══ Supplied material

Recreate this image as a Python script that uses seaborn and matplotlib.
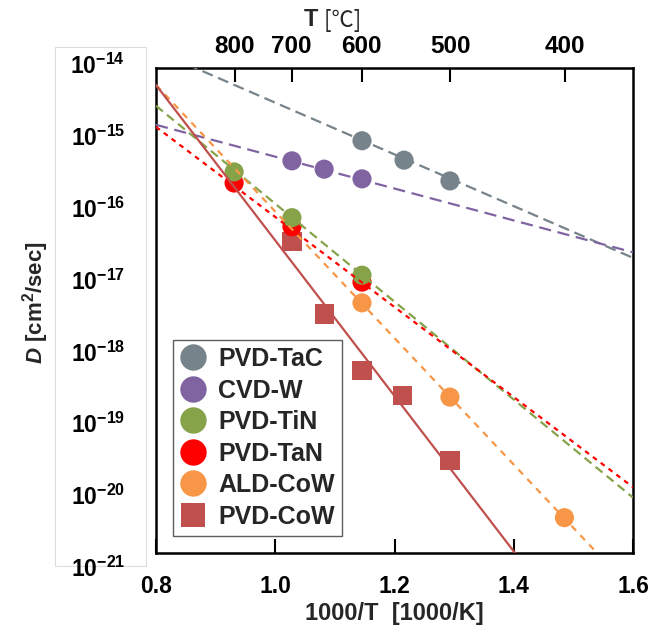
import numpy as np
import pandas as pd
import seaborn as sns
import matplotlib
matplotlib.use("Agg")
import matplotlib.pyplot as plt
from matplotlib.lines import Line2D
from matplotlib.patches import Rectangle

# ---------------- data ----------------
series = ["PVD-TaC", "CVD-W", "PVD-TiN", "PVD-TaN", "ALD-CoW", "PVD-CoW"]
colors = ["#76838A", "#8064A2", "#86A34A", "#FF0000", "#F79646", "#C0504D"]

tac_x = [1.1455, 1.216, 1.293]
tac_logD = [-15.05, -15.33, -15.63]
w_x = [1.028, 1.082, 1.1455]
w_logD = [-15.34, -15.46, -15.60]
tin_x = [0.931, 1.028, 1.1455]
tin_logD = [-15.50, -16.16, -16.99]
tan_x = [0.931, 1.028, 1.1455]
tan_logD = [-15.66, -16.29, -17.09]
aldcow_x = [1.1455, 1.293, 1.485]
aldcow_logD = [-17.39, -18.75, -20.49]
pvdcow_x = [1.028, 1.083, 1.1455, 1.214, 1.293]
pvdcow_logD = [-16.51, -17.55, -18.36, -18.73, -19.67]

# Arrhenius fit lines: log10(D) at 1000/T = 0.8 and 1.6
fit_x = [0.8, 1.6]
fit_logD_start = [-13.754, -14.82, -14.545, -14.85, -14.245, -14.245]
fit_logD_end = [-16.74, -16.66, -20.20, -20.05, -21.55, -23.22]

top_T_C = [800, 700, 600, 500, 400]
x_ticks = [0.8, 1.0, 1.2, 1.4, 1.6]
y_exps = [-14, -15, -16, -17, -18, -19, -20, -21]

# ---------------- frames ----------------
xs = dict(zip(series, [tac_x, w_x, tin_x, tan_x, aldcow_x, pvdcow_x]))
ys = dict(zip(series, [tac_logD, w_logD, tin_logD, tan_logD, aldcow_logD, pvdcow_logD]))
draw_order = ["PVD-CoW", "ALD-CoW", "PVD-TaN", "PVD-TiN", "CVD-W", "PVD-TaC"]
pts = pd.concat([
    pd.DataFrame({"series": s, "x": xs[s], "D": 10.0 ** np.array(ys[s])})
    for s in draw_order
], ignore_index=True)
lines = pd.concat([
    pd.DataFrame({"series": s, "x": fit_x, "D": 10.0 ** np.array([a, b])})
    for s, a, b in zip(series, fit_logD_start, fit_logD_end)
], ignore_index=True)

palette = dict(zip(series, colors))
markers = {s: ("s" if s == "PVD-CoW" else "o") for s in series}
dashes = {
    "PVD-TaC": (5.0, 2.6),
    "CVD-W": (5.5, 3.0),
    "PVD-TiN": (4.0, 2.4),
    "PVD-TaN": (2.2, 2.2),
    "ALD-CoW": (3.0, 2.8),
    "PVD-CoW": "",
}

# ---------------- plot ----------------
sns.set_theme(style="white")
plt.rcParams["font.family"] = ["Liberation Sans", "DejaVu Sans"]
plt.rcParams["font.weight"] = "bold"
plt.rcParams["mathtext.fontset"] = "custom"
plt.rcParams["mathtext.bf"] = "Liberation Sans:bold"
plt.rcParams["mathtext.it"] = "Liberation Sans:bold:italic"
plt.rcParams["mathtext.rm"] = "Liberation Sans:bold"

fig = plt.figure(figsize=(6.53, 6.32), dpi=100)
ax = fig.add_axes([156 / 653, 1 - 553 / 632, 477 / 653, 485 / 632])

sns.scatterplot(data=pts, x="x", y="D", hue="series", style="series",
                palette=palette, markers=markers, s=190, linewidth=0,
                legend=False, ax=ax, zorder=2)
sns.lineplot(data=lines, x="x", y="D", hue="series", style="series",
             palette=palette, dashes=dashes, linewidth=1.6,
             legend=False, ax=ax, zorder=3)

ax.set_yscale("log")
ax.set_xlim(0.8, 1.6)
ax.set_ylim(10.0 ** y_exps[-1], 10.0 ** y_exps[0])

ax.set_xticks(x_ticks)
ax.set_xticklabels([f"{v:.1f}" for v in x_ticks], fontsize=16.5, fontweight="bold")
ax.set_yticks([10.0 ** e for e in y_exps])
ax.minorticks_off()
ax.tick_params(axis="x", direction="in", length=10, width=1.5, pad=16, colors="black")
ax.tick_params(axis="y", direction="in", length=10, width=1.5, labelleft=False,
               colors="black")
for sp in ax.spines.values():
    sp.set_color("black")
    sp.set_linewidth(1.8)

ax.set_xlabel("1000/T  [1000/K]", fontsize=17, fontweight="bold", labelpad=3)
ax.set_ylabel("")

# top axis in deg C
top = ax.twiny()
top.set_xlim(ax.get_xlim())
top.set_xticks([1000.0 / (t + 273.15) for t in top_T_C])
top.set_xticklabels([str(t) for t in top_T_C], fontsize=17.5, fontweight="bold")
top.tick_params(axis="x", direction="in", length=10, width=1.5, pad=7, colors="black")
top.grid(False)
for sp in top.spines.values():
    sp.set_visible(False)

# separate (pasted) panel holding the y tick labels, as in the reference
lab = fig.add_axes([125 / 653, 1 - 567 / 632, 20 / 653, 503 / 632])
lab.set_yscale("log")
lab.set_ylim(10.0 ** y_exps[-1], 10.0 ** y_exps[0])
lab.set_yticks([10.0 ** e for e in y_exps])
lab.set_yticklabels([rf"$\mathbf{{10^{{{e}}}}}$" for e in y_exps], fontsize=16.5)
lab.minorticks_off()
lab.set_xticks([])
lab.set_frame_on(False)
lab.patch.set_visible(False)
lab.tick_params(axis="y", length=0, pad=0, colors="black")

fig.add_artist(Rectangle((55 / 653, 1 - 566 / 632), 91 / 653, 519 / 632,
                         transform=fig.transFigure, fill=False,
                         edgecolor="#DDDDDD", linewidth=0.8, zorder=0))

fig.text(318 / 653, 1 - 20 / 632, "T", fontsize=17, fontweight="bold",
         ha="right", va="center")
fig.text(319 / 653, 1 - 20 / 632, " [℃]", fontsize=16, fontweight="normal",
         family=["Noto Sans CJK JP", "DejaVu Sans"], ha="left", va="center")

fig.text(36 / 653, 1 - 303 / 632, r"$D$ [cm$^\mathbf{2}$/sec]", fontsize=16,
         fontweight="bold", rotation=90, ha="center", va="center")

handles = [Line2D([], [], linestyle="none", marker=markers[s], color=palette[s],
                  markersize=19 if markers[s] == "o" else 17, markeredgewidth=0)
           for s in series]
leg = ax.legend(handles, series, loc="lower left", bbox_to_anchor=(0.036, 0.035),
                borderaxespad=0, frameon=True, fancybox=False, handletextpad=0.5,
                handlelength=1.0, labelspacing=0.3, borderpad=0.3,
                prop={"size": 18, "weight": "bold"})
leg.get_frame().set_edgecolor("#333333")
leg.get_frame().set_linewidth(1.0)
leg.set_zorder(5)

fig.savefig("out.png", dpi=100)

════

Omitting all pictures, restate exactly the lines of the material from its start through the line that contains "pvdcow_logD = [-16.51, -17.55, -18.36, -18.73, -19.67]".

● **Completed exercise**
Recreate this image as a Python script that uses seaborn and matplotlib.
import numpy as np
import pandas as pd
import seaborn as sns
import matplotlib
matplotlib.use("Agg")
import matplotlib.pyplot as plt
from matplotlib.lines import Line2D
from matplotlib.patches import Rectangle

# ---------------- data ----------------
series = ["PVD-TaC", "CVD-W", "PVD-TiN", "PVD-TaN", "ALD-CoW", "PVD-CoW"]
colors = ["#76838A", "#8064A2", "#86A34A", "#FF0000", "#F79646", "#C0504D"]

tac_x = [1.1455, 1.216, 1.293]
tac_logD = [-15.05, -15.33, -15.63]
w_x = [1.028, 1.082, 1.1455]
w_logD = [-15.34, -15.46, -15.60]
tin_x = [0.931, 1.028, 1.1455]
tin_logD = [-15.50, -16.16, -16.99]
tan_x = [0.931, 1.028, 1.1455]
tan_logD = [-15.66, -16.29, -17.09]
aldcow_x = [1.1455, 1.293, 1.485]
aldcow_logD = [-17.39, -18.75, -20.49]
pvdcow_x = [1.028, 1.083, 1.1455, 1.214, 1.293]
pvdcow_logD = [-16.51, -17.55, -18.36, -18.73, -19.67]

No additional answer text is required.